As Pride makes clear, the policies of the Thatcher administration caused genuine shudders throughout the United Kingdom. The determination to close down 70 pits – and a resolve to extract revenge for earlier victories by the National Union of Mineworkers – resulted in the evisceration of communities such as the Welsh village around which Warchus's film circles. Geoffrey Howe's savagely deflationary budgets accelerated the rise of unemployment and the collapse of traditional manufacturing industries.
Whereas the great depression seemed to result from inexplicable convulsions in the US economy, the annihilations of the early 1980s looked to be the work of an easily definable enemy (or set of enemies). No such social and economic shifts had happened since the war. The Tories drifted to the right.

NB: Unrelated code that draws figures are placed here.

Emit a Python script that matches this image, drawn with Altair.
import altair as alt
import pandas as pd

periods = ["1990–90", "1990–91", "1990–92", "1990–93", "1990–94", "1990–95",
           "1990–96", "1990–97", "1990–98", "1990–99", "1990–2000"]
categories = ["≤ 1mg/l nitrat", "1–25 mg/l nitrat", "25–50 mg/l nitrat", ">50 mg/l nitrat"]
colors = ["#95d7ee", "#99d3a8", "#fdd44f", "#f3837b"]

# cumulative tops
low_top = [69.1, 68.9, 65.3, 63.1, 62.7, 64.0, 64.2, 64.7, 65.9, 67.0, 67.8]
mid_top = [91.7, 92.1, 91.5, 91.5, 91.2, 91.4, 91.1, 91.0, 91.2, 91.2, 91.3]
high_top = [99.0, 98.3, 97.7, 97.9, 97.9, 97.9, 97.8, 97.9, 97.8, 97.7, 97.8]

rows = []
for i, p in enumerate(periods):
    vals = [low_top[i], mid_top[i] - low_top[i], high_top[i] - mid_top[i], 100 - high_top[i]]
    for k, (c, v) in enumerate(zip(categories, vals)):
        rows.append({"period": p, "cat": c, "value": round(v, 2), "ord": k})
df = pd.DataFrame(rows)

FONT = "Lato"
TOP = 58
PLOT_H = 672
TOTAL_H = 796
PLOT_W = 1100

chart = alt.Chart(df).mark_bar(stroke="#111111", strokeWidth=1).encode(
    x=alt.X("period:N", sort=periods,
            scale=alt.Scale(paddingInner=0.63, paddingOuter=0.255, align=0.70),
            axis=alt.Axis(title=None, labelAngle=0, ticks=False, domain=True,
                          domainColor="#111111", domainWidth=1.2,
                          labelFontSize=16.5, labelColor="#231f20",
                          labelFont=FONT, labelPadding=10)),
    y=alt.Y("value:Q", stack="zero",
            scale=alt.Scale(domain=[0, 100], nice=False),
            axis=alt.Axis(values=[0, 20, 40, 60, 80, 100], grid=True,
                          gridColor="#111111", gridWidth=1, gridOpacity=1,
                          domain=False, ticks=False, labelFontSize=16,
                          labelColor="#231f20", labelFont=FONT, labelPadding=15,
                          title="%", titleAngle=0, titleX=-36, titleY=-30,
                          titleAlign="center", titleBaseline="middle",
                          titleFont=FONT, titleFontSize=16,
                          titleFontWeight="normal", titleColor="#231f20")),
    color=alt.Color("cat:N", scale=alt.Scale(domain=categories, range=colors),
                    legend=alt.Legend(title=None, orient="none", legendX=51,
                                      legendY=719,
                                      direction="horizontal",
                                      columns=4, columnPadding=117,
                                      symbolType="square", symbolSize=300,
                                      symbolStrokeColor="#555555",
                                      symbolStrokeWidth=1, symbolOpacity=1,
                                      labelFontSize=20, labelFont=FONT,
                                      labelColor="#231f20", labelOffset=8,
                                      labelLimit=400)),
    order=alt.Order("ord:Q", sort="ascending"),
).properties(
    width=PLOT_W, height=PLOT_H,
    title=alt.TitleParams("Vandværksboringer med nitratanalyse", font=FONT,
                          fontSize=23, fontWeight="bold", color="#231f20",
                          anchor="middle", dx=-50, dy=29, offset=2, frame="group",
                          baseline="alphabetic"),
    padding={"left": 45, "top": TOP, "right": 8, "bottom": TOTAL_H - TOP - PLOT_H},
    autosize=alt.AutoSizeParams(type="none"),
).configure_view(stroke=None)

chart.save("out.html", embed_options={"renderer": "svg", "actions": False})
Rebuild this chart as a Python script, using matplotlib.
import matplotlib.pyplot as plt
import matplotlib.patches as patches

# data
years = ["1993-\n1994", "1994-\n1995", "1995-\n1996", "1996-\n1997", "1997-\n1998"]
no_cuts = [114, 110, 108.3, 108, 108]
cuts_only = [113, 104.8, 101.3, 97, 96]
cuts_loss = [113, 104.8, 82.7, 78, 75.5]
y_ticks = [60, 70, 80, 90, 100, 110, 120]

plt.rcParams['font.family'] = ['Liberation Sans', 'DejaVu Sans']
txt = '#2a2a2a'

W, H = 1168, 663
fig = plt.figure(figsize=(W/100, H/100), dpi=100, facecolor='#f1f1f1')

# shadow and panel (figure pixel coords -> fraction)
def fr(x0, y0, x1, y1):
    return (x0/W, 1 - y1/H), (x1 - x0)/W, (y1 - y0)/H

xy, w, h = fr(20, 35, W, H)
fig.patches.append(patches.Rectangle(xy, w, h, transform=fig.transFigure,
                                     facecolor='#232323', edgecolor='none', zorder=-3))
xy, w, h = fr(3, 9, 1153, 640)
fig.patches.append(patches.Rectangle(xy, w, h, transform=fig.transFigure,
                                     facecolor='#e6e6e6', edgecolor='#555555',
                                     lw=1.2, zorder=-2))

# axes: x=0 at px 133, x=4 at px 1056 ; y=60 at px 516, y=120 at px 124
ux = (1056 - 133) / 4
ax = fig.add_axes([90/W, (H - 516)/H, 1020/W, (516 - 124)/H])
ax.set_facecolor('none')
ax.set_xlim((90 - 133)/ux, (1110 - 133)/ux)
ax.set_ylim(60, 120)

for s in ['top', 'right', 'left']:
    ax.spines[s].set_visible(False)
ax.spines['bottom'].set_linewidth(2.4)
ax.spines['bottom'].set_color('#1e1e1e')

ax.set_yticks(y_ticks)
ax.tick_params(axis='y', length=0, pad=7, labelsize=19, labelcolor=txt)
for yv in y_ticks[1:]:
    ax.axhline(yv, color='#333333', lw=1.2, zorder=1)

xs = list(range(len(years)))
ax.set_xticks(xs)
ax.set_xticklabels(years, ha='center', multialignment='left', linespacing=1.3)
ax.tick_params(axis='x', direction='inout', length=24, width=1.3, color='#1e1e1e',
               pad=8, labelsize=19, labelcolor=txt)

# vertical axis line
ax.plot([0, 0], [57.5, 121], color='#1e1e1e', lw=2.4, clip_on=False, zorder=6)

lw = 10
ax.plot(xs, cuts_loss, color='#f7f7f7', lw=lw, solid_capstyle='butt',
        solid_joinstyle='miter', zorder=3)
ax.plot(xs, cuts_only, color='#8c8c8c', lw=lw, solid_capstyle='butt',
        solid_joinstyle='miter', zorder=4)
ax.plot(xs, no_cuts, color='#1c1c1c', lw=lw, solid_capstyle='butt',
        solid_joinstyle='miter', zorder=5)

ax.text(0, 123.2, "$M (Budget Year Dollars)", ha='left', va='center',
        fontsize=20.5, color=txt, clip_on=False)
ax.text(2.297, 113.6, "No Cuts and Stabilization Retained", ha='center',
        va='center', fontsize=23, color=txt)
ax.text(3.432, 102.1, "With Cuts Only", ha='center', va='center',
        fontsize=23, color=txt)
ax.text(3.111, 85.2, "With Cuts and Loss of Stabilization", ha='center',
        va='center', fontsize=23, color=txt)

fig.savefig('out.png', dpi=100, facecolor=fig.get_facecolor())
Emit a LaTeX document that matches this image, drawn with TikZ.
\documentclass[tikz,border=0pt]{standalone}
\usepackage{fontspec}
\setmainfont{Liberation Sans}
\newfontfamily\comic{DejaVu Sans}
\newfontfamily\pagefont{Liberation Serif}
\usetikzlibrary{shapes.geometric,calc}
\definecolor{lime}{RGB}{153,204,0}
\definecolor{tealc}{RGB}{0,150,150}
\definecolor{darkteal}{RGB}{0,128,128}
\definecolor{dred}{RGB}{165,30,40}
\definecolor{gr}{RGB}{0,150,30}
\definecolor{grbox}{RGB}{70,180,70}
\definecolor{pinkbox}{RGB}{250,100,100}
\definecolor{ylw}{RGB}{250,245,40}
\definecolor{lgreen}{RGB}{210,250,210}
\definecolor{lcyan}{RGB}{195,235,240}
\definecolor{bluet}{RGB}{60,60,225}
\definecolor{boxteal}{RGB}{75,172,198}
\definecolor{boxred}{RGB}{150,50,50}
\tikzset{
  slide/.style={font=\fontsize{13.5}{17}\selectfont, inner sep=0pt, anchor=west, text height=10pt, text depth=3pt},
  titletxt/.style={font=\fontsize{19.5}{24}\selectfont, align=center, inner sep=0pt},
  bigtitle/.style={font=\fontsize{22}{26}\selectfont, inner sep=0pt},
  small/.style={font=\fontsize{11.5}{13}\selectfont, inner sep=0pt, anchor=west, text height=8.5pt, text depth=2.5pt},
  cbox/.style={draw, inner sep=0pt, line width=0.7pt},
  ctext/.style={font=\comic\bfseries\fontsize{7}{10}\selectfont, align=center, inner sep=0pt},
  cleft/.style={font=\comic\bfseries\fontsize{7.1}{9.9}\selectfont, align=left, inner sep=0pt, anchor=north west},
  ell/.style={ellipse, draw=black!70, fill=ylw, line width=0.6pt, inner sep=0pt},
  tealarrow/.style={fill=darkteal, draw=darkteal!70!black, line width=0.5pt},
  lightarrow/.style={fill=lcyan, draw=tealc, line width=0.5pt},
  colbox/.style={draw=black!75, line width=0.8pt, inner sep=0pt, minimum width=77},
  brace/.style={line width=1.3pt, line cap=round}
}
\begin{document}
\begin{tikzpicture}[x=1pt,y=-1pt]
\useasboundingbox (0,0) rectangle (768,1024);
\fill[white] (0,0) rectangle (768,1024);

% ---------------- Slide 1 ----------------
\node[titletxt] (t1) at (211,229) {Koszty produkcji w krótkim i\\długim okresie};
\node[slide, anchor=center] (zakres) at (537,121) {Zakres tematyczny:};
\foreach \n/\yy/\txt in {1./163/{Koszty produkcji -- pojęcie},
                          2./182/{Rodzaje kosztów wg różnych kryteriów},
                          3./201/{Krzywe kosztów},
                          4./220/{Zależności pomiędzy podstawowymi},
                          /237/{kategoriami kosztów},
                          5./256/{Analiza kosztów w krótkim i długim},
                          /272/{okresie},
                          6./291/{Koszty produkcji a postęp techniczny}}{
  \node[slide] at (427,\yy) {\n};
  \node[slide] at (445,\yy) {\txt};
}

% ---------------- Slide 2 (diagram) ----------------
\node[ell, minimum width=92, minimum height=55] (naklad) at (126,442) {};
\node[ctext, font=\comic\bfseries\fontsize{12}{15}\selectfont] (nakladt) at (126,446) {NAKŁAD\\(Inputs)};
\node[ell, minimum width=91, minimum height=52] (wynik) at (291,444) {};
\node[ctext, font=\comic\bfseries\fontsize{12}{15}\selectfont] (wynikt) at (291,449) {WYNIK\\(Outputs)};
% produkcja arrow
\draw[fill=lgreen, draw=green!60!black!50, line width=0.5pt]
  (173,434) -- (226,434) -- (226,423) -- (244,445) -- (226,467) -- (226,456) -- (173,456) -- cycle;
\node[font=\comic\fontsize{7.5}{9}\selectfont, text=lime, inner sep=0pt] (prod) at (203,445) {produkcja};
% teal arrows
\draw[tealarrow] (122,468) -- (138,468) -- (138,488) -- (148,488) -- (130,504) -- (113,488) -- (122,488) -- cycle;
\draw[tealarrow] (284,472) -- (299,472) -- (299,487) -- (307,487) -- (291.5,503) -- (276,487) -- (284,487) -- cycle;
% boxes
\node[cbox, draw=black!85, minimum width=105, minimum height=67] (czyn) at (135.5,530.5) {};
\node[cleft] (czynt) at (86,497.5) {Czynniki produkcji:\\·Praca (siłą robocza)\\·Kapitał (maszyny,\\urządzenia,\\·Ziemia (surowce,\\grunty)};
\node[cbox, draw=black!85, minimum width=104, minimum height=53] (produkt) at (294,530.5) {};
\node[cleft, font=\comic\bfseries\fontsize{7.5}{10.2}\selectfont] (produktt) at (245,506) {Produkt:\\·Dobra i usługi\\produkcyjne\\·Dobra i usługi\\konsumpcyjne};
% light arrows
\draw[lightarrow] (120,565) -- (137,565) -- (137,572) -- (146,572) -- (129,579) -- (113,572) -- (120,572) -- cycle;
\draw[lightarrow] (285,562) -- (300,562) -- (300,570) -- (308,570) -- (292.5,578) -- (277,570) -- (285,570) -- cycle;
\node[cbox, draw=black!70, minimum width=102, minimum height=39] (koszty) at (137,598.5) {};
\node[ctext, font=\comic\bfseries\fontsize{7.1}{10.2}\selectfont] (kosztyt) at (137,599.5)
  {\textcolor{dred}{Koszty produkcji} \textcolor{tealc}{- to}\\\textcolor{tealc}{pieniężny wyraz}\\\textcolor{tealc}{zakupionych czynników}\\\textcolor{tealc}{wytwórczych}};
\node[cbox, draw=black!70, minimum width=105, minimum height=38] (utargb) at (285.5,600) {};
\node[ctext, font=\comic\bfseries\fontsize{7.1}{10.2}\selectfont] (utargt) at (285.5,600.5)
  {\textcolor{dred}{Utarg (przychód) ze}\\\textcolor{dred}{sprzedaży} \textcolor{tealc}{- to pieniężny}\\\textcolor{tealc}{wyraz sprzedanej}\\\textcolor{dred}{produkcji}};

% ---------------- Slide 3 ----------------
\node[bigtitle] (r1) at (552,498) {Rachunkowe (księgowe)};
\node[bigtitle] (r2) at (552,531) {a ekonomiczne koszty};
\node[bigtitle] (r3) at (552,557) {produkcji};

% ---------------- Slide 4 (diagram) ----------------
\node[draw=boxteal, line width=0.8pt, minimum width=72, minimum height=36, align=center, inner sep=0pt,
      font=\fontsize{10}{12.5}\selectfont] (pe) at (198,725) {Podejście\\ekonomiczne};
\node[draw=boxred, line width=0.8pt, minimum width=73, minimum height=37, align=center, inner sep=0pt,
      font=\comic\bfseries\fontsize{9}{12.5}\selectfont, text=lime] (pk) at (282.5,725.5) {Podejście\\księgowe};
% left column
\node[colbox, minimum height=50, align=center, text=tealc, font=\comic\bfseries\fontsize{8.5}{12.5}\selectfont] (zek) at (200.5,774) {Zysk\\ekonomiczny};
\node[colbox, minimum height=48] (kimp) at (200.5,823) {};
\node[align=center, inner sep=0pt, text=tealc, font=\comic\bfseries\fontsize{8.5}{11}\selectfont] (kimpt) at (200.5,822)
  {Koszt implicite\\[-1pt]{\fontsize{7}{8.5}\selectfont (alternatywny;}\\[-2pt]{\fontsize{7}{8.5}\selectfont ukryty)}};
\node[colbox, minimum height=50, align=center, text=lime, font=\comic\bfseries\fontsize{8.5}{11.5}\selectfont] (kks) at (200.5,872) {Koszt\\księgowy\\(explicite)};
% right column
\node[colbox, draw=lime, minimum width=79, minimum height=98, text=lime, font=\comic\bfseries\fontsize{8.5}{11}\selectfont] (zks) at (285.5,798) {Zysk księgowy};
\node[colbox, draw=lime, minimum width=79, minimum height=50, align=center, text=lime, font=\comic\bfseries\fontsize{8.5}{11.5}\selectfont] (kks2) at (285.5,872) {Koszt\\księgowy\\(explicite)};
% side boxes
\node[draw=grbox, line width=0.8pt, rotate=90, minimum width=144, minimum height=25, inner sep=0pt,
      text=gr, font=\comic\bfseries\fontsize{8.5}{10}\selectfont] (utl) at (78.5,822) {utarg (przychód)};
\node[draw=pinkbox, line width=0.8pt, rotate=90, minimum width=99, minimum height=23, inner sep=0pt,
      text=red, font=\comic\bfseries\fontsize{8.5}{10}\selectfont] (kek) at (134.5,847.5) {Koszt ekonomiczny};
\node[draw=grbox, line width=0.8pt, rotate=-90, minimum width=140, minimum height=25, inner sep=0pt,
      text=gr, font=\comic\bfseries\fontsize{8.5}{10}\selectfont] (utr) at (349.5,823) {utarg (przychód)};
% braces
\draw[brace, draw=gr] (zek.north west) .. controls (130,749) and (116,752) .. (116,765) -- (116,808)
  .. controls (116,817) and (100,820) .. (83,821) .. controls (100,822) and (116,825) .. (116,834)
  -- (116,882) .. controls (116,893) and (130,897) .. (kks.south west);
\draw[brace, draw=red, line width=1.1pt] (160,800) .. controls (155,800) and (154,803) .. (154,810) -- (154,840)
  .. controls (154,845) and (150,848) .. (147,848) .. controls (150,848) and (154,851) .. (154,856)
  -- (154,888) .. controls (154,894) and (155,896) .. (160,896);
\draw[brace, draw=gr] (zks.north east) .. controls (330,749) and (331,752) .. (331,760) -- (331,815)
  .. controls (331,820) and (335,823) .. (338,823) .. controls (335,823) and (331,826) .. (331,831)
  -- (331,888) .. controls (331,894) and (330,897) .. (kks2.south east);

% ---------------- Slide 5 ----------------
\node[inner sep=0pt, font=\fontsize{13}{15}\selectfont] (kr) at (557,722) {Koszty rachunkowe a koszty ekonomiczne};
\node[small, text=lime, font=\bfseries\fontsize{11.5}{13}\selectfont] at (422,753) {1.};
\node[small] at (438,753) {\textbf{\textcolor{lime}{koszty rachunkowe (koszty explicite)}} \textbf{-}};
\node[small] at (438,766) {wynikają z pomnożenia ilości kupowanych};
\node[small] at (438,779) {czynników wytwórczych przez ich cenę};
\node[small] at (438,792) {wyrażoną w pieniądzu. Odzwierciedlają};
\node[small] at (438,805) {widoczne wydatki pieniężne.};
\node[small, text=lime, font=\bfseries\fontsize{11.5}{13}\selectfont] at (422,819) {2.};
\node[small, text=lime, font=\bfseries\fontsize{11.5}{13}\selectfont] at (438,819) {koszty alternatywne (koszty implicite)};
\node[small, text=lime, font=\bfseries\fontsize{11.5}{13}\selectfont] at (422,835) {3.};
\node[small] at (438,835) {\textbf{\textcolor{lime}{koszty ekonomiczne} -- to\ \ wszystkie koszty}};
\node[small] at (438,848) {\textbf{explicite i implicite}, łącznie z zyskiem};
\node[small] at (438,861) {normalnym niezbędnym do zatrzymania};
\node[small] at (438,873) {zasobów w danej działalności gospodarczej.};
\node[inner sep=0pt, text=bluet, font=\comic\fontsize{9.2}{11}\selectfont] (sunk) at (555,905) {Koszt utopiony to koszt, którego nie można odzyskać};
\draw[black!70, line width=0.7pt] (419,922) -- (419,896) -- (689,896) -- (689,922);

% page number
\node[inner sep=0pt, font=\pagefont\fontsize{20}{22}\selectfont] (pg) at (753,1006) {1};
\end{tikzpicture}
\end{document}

Under Michael Foot – an admirable man misused by a barbaric press – the Labour Party began its meander to the Bennite left. Unemployment gave independent film-makers, musicians and playwrights the time (if not the money) to plot creative revolutions in their bedsits. Never have the stars been so perfectly aligned for the emergence of over-ground protest culture.
Then, as suddenly as it had begun, the momentum swung elsewhere. The pretty films of Merchant Ivory began to boss British cinema. Mainstream pop gave up on politics. The drugged-up infantilism of rave culture infiltrated the underground. Andrew Lloyd Webber’s hideous cream-puff operettas colonised Broadway and the West End.
Brave folk still make politically charged art, but complacency, homogeneity and conformity have done for protest culture as a mainstream force. There is plenty in Pride to make the old-school leftist blub nostalgically. More than anything else, there is the poignant memory that we once thought pop life was going to be like this forever. What a sodding waste!